County Committee testimony begins at 1:40:00
Summing up his testimony, he stated, “I think the county committee system needs to be abolished. I think we need to look at how other organizations in the federal government are run, and not so much control is given to powerful traditionally white men and women in the farming community in these county offices that are able to use our information against us.”
Furthermore, accountability and representation continue to be an issue. As outlined in our brief, Barren Soil, though the USDA has taken nominal steps to provide a mechanism to increase representation within county committees by allowing appointed voting members to serve if their committee is not representative, the USDA no longer publishes detailed demographic information on the demographic makeup of county committees. Thus, farmers, advocates, and other members of the public cannot see if these changes are actually making county committees more representative. Furthermore, representation is not inclusion. Just because a Black farmer serves on a county committee does not mean that they have real decision-making power. A Pigford claimant we spoke to said: “Well, I’ve served on the county committee…. But the thing about that was that they had made all the decisions before I even got into the room. Really… and so they only told me after the fact.”
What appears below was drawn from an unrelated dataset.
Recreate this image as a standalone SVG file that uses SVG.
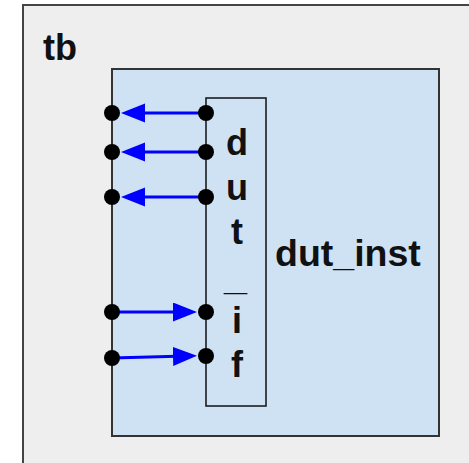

The USDA’s county committee system remains a point of contention because of its history of racial discrimination, lack of transparency, and continued representation issues. Many advocates argue that its structure is outdated and needs reform or abolition, but legal barriers and institutional inertia prevent swift and meaningful changes. Without data transparency and public accountability, it is difficult to assess progress or hold the USDA accountable to its promises of equity.